Of course you’re going to look for appropriate health insurance as you travel. The key features when you’re abroad (above and beyond the usual basics) are emergency evacuation and expatriation of remains. No one likes to think of what happens if you are seriously injured or have a major health emergency abroad, but it does happen. When it does, it can run into the hundreds of thousands of dollars in med-evac flights. Shipping a body home, god forbid, is not cheap. Get good insurance.

In addition, if you’re traveling and working with expensive electronic equipment, like we are, try to add coverage for your machines. It’s a bit scary to realize that one’s whole business rests within a laptop that could be destroyed or stolen in a place where replacing it quickly isn’t an option.

Think about your layers of contingency, storing data in a way that will be restorable should the worst happen, and what your back up plan is, if you need it.


On connectivity


The internet is surprisingly ubiquitous.
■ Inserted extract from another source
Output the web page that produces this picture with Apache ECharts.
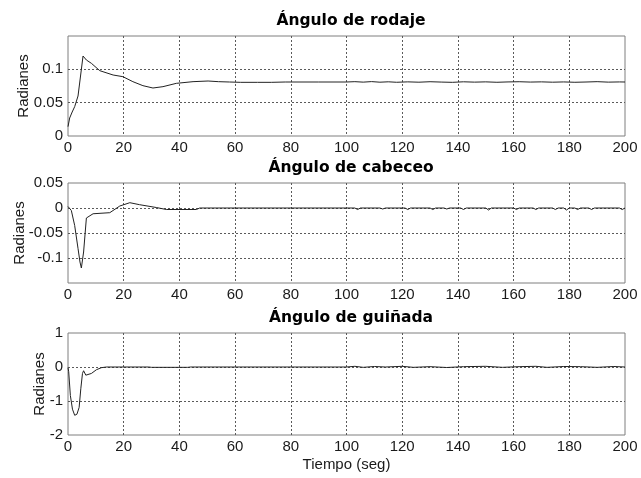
<!DOCTYPE html>
<html>
<head>
<meta charset="utf-8">
<script src="https://cdn.jsdelivr.net/npm/echarts@6/dist/echarts.min.js"></script>
<style>
  html, body { margin: 0; padding: 0; background: #fff; }
  #chart { width: 641px; height: 478px; }
</style>
</head>
<body>
<div id="chart"></div>
<script>
// Time axis ticks (seconds)
const xTicks = [0, 20, 40, 60, 80, 100, 120, 140, 160, 180, 200];

// Roll angle response
const rollT = [0, 0.6, 1.5, 2.4, 3.6, 4.0, 5.4, 6.6, 8.4, 11.4, 16.2, 19.7, 23.3, 26.9, 30.5, 34.1, 38.9, 44.9, 50.3, 54, 58, 62, 68, 73, 78, 90, 100, 103, 106, 109, 112, 115, 118, 122, 126, 130, 134, 138, 142, 146, 150, 154, 158, 162, 166, 170, 174, 178, 182, 186, 190, 194, 198, 200];
const rollV = [0.014, 0.027, 0.036, 0.044, 0.060, 0.063, 0.120, 0.114, 0.109, 0.098, 0.0915, 0.089, 0.0815, 0.0755, 0.072, 0.074, 0.079, 0.0815, 0.0825, 0.0815, 0.081, 0.0805, 0.0805, 0.0805, 0.081, 0.081, 0.081, 0.0815, 0.0808, 0.0816, 0.0807, 0.0813, 0.0806, 0.0812, 0.0807, 0.0814, 0.0809, 0.0805, 0.0813, 0.0808, 0.0812, 0.0806, 0.0811, 0.0814, 0.0809, 0.0812, 0.0807, 0.0811, 0.0806, 0.0810, 0.0815, 0.0808, 0.0811, 0.081];

// Pitch angle response
const pitchT = [0, 0.4, 1.2, 2.4, 3.6, 4.3, 4.8, 5.6, 6.6, 9, 15, 18.6, 22.2, 25.7, 31.7, 35.3, 46.1, 47.3, 100, 103, 104, 105, 112, 113, 114, 121, 122, 123, 130, 131, 132, 135, 136, 137, 141, 142, 143, 150, 151, 152, 160, 161, 162, 167, 168, 169, 174, 175, 176, 178, 179, 180, 182, 183, 184, 187, 188, 189, 198, 199, 200];
const pitchV = [0.003, 0.002, -0.005, -0.035, -0.081, -0.108, -0.120, -0.088, -0.020, -0.0115, -0.0094, 0.004, 0.0106, 0.0066, 0.001, -0.003, -0.003, 0, 0, 0, -0.003, 0, 0, -0.002, 0, 0, -0.003, 0, 0, -0.003, 0, 0, -0.002, 0, 0, -0.003, 0, 0, -0.004, 0, 0, -0.003, 0, 0, -0.003, 0, 0, -0.003, 0, 0, -0.004, 0, 0, -0.003, 0, 0, -0.003, 0, 0, -0.003, 0];

// Yaw angle response
const yawT = [0, 0.25, 0.85, 1.6, 2.4, 3.2, 4.0, 4.6, 5.2, 5.6, 6.4, 6.8, 8.4, 10.2, 12, 13.8, 29, 30, 43, 44, 100, 103, 106, 110, 114, 120, 124, 130, 136, 142, 150, 156, 162, 168, 172, 178, 184, 190, 196, 200];
const yawV = [-0.02, -0.14, -0.84, -1.24, -1.42, -1.39, -1.19, -0.64, -0.19, -0.11, -0.24, -0.29, -0.19, -0.08, -0.02, 0, 0, -0.01, -0.01, 0, 0, 0.02, -0.01, 0.015, 0, 0.02, -0.01, 0.01, -0.015, 0.01, 0.02, -0.01, 0.01, 0.02, -0.01, 0.015, 0.01, -0.01, 0.015, 0];

const titles = ['Ángulo de rodaje', 'Ángulo de cabeceo', 'Ángulo de guiñada'];
const yRanges = [[0, 0.15, 0.05], [-0.15, 0.05, 0.05], [-2, 1, 1]];

const pairs = (t, v) => t.map((x, i) => [x, v[i]]);
const seriesData = [pairs(rollT, rollV), pairs(pitchT, pitchV), pairs(yawT, yawV)];

const grids = [
  { left: 68, width: 557, top: 36, height: 100 },
  { left: 68, width: 557, top: 183, height: 100 },
  { left: 68, width: 557, top: 333, height: 102 }
];
const nameGaps = [37, 41, 21];

const dash = { color: '#5a5a5a', width: 1, type: [2, 2] };
const labelFont = { fontFamily: 'Liberation Sans, Arial, sans-serif', fontSize: 15, color: '#1a1a1a' };

const option = {
  animation: false,
  backgroundColor: '#fff',
  title: titles.map((txt, i) => ({
    text: txt,
    left: 346,
    top: grids[i].top - 28,
    textAlign: 'center',
    textStyle: { fontFamily: 'DejaVu Sans', fontWeight: 'bold', fontSize: 15.5, color: '#000' }
  })),
  grid: grids.map(g => Object.assign({
    show: true, borderColor: '#7f7f7f', borderWidth: 1, backgroundColor: 'transparent',
    containLabel: false, outerBoundsMode: 'none'
  }, g)),
  xAxis: grids.map((g, i) => ({
    type: 'value', gridIndex: i, min: 0, max: 200, interval: 20,
    axisLine: { show: false }, axisTick: { show: false },
    axisLabel: Object.assign({ margin: 4, formatter: v => (xTicks.includes(v) ? String(v) : '') }, labelFont),
    splitLine: { show: true, showMinLine: false, showMaxLine: false, lineStyle: dash },
    name: i === 2 ? 'Tiempo (seg)' : '',
    nameLocation: 'middle', nameGap: 22, nameMoveOverlap: false,
    nameTextStyle: labelFont
  })),
  yAxis: yRanges.map((r, i) => ({
    type: 'value', gridIndex: i, min: r[0], max: r[1], interval: r[2],
    axisLine: { show: false }, axisTick: { show: false },
    axisLabel: Object.assign({
      margin: 5,
      showMaxLabel: i !== 0,
      showMinLabel: i !== 1,
      formatter: v => String(+v.toFixed(2))
    }, labelFont),
    splitLine: { show: true, showMinLine: false, showMaxLine: false, lineStyle: dash },
    name: 'Radianes', nameLocation: 'middle', nameRotate: 90, nameGap: nameGaps[i],
    nameMoveOverlap: false,
    nameTextStyle: labelFont
  })),
  series: seriesData.map((d, i) => ({
    type: 'line', xAxisIndex: i, yAxisIndex: i, data: d,
    symbol: 'none', silent: true,
    lineStyle: { color: '#222', width: 1 }
  }))
};

echarts.init(document.getElementById('chart'), null, { renderer: 'canvas' }).setOption(option);
</script>
</body>
</html>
Whether it’s of a quality that will support your online work is another question entirely. That information can often be found through contact with other digital nomads who’ve been where you’re going. Ask them for specific recommendations for companies and individuals who provide good service. Your business depends on it.

We always have a back up plan. Usually a cellular modem or tethering to our phones (although this isn’t an option everywhere). One relatively new option for Americans traveling abroad is T-Mobile’s International plan. I’ve been testing it for about a year now and have been surprised by the seamless coverage, at no additional charge for data or text, in a decent range of countries (read their fine print).


There’s an App for That!


Here are our favorite apps and tools that we use on a regular basis:

Evernote


A myriad of uses, professionally and personally.

WhatsApp


Free text messaging, internationally.

Airbnb


Find your next location independent home office on the fly.

CamScanner


Perfect for scanning in receipts or documents with your phone.

Time Master


Keep track of your hours for your various clients and generate billing reports from within the app.

Meeting Planner


Have a meeting with people in Christchurch, Tokyo, Mumbai and NYC at the same time? This app will help you figure out when you can schedule that meeting for everyone’s convenience.

TripIt


Keep all of your travel documents sorted by trip.

Word Lens


Use your phone to translate print from language you don’t know, to English.

Line


An alternative to Skype with more features.

Slack


A great app for reducing email and increasing productivity and communication within your team.